Monday 29 July 2013

Farnell Wi-Fi WiFly modules

Well, Farnell have done it again. We can't help but be impressed, at Nerd Towers, about their fantastic customer service. We've just spent a week of evenings working on a high-speed audio-to-data device (ok, a cheapskate's modem) to get data into iPhones and Android phones/tablets. While the proof-of-concept worked (on a laptop and a Galaxy tablet) it wasn't consistent enough when used on different devices: presumably different devices have different microphones, and different noise-cancelling circuitry (if any) and behave differently, when you're working on an individual sound sample level.

So we gave up on trying to come up with a one-solution-fits-all device, although learned a massive amount about audio sampling, data rates and Manchester encoding along the way.

What has this got to do with Farnell? Well, after chatting online about the failure-that-was-almost-a-success, someone suggested using wi-fi. All phones and tablets these days seem to come with wifi: in fact, even with a working audio-to-data routine, the host device would still need to access the internet to share data around - so why not just make a board game controller device that uses native wi-fi?

It was almost 8pm when I found these little things:
http://uk.farnell.com/jsp/search/productdetail.jsp?sku=2281724&CMP=i-bf9f-00001000



Just the ticket!
Except on further inspection of my confirmation email, I realised I'd just bought a couple of  FTDI chips on breakout boards, with some buttons - not actual wi-fi modules (as was shown in the picture). £13 for a wi-fi development platform did seem a bit cheap......

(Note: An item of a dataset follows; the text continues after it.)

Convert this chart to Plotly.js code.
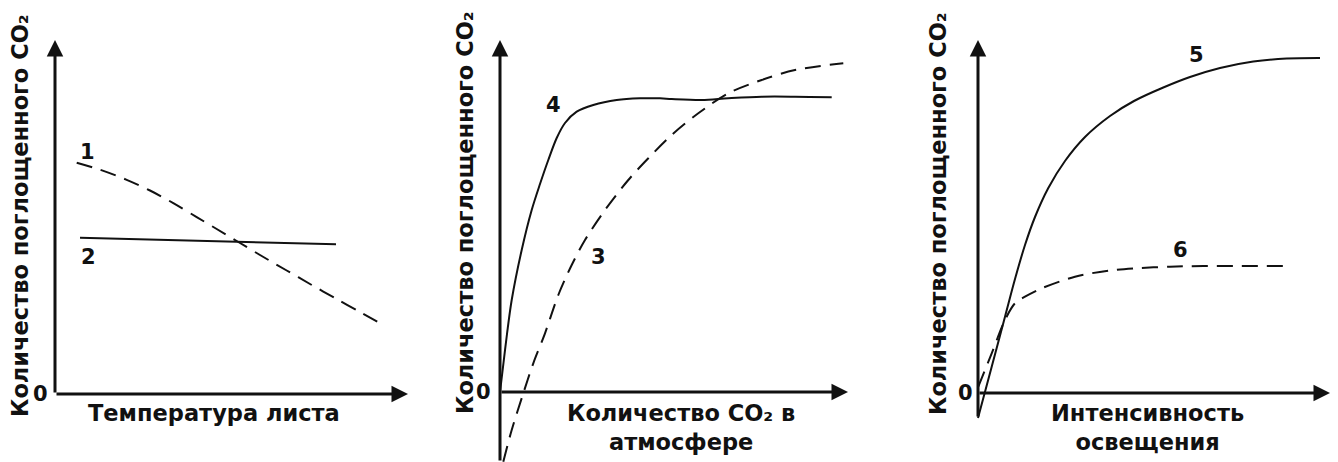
<!DOCTYPE html>
<html>
<head>
<meta charset="utf-8">
<script src="https://cdn.plot.ly/plotly-3.0.1.min.js"></script>
<style>html,body{margin:0;padding:0;background:#fff;}#chart{width:1338px;height:462px;}</style>
</head>
<body>
<div id="chart"></div>
<script>
// Panel 1: leaf temperature
const tempX1 = [2.17, 4.5, 7.17, 9.5, 11.83, 14.17, 16.17, 18.17, 20.5, 23.17, 25.5, 28.17, 30.5, 32.67];
const tempY1 = [23.13, 22.43, 21.42, 20.35, 19.09, 17.69, 16.5, 15.3, 13.9, 12.35, 11.0, 9.5, 8.2, 7.0];
const tempX2 = [2.5, 28.1];
const tempY2 = [15.63, 14.97];

// Panel 2: atmospheric CO2
const co2X4 = [0, 0.3, 0.7, 1.17, 2.17, 3.17, 4.0, 4.83, 5.67, 6.5, 7.67, 9.33, 11.67, 14.0, 16.0, 17.17, 20.17, 22.83, 26.17, 29.5, 33.17];
const co2Y4 = [0, 2.5, 5.8, 9.2, 14.2, 18.2, 20.8, 23.2, 25.4, 26.9, 28.03, 28.7, 29.2, 29.37, 29.37, 29.3, 29.2, 29.37, 29.53, 29.53, 29.47];
const co2X3 = [0.33, 1.17, 2.33, 3.33, 4.5, 5.83, 7.17, 8.5, 10.5, 12.83, 14.83, 17.17, 19.83, 22.83, 26.17, 29.5, 34.33];
const co2Y3 = [-6.97, -3.8, -0.13, 2.87, 5.87, 9.7, 12.7, 15.2, 18.2, 21.2, 23.37, 25.7, 27.87, 29.87, 31.2, 32.2, 32.87];

// Panel 3: light intensity
const lightX5 = [0, 1.37, 2.7, 3.7, 4.7, 5.7, 7.03, 8.7, 10.7, 13.2, 15.6, 18.53, 21.2, 24.2, 27.53, 30.87, 34.2];
const lightY5 = [-2.5, 2.63, 7.63, 11.4, 14.8, 17.6, 20.5, 23.2, 25.6, 27.7, 29.2, 30.55, 31.6, 32.5, 33.15, 33.45, 33.5];
const lightX6 = [0.03, 1.37, 2.7, 3.7, 4.7, 6.37, 9.7, 13.03, 15.7, 19.2, 22.53, 30.7];
const lightY6 = [0.63, 3.97, 7.3, 8.97, 9.63, 10.47, 11.63, 12.23, 12.47, 12.63, 12.7, 12.7];

const curveLabels = ['1', '2', '3', '4', '5', '6'];
const yTitle = 'Количество поглощенного CO₂';
const xTitles = ['Температура листа', 'Количество CO₂ в<br>атмосфере', 'Интенсивность<br>освещения'];
const zeroLabel = '0';

const W = 1338, H = 462;
const FONT = 'DejaVu Sans, Verdana, sans-serif';
const INK = '#111';
const solid = {color: INK, width: 2, shape: 'spline', smoothing: 0.9};
const dashed = {color: INK, width: 2, shape: 'spline', smoothing: 0.9, dash: '16px,9px'};

const traces = [
  {x: tempX1, y: tempY1, mode: 'lines', line: dashed, xaxis: 'x', yaxis: 'y'},
  {x: tempX2, y: tempY2, mode: 'lines', line: solid, xaxis: 'x', yaxis: 'y'},
  {x: co2X4, y: co2Y4, mode: 'lines', line: solid, xaxis: 'x2', yaxis: 'y2'},
  {x: co2X3, y: co2Y3, mode: 'lines', line: dashed, xaxis: 'x2', yaxis: 'y2'},
  {x: lightX5, y: lightY5, mode: 'lines', line: solid, xaxis: 'x3', yaxis: 'y3'},
  {x: lightX6, y: lightY6, mode: 'lines', line: dashed, xaxis: 'x3', yaxis: 'y3'}
];

function ax(domain, range, anchor) {
  return {domain: domain, range: range, anchor: anchor, showgrid: false, zeroline: false,
          showline: false, showticklabels: false, ticks: '', fixedrange: true};
}

function arrow(xr, yr, x, y, tx, ty) {
  return {xref: xr, yref: yr, axref: xr, ayref: yr, x: x, y: y, ax: tx, ay: ty, text: '',
          showarrow: true, arrowhead: 2, arrowsize: 1.1, arrowwidth: 3, arrowcolor: INK, standoff: 0, startstandoff: 0};
}
function ptext(px, py, text, size, angle) {
  return {xref: 'paper', yref: 'paper', x: px / W, y: 1 - py / H, text: text, showarrow: false,
          xanchor: 'center', yanchor: 'middle', textangle: angle || 0,
          font: {family: FONT, size: size, color: INK, weight: 'bold'}};
}
function dtext(xr, yr, x, y, text) {
  return {xref: xr, yref: yr, x: x, y: y, text: text, showarrow: false, xanchor: 'center', yanchor: 'middle',
          font: {family: FONT, size: 21, color: INK, weight: 'bold'}};
}

const annotations = [
  // axes arrows
  arrow('x', 'y', 0, 35.4, 0, 0),
  arrow('x', 'y', 35.3, 0, 0, 0),
  arrow('x2', 'y2', 0, 35.2, 0, -7.0),
  arrow('x2', 'y2', 34.8, 0, 0, 0),
  arrow('x3', 'y3', 0, 35.3, 0, -2.5),
  arrow('x3', 'y3', 35.2, 0, 0, 0),
  // curve numbers
  dtext('x', 'y', 3.23, 24.23, curveLabels[0]),
  dtext('x', 'y', 3.33, 13.73, curveLabels[1]),
  dtext('x2', 'y2', 9.83, 13.53, curveLabels[2]),
  dtext('x2', 'y2', 5.33, 28.7, curveLabels[3]),
  dtext('x3', 'y3', 21.8, 33.8, curveLabels[4]),
  dtext('x3', 'y3', 20.27, 14.3, curveLabels[5]),
  // zeros
  ptext(40, 394, zeroLabel, 21),
  ptext(483, 392, zeroLabel, 21),
  ptext(965, 393, zeroLabel, 21),
  // y titles
  ptext(20, 216, yTitle, 22.5, -90),
  ptext(465, 213, yTitle, 22.5, -90),
  ptext(938, 214, yTitle, 22.5, -90),
  // x titles
  ptext(214, 413, xTitles[0], 22.5),
  ptext(681, 427, xTitles[1], 22.5),
  ptext(1147, 427, xTitles[2], 22.5)
];

const layout = {
  width: W, height: H, margin: {l: 0, r: 0, t: 0, b: 0},
  paper_bgcolor: '#fff', plot_bgcolor: '#fff', showlegend: false,
  xaxis: ax([40 / W, 420 / W], [-1.5, 36.5], 'y'),
  yaxis: ax([0, 1], [-6.8, 39.4], 'x'),
  xaxis2: ax([480 / W, 860 / W], [-2, 36], 'y2'),
  yaxis2: ax([0, 1], [-7.0, 39.2], 'x2'),
  xaxis3: ax([958 / W, 1], [-2, 36], 'y3'),
  yaxis3: ax([0, 1], [-6.9, 39.3], 'x3'),
  annotations: annotations
};

Plotly.newPlot('chart', traces, layout, {displayModeBar: false, staticPlot: true});
</script>
</body>
</html>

So then, some time after 8pm, I ordered a couple of these:
http://uk.farnell.com/jsp/search/productdetail.jsp?sku=2144012&CMP=i-bf9f-00001000



It's the wi-fi drop-in module for the development/test board I'd just bought. At £18 a module it was still a reasonable price (although with the dev board on top, a rather hefty £31+VAT each - though still cheaper than the older, out-dated Arduino wifi shield)

At about 10pm I got an email from Farnell to say that stock had been allocated to my order.
Nothing to get excited about - after all, it's not like they were going to turn up the next day....

.... at 4pm a courier knocked on the door and handed over a parcel, with the familiar blue and orange squiggly logo on it.


About 18 hours between ordering and receiving the wi-fi boards - and from an order placed after 8pm at night. I couldn't believe the effort these guys go to, all day, every day. Farnell, you rock!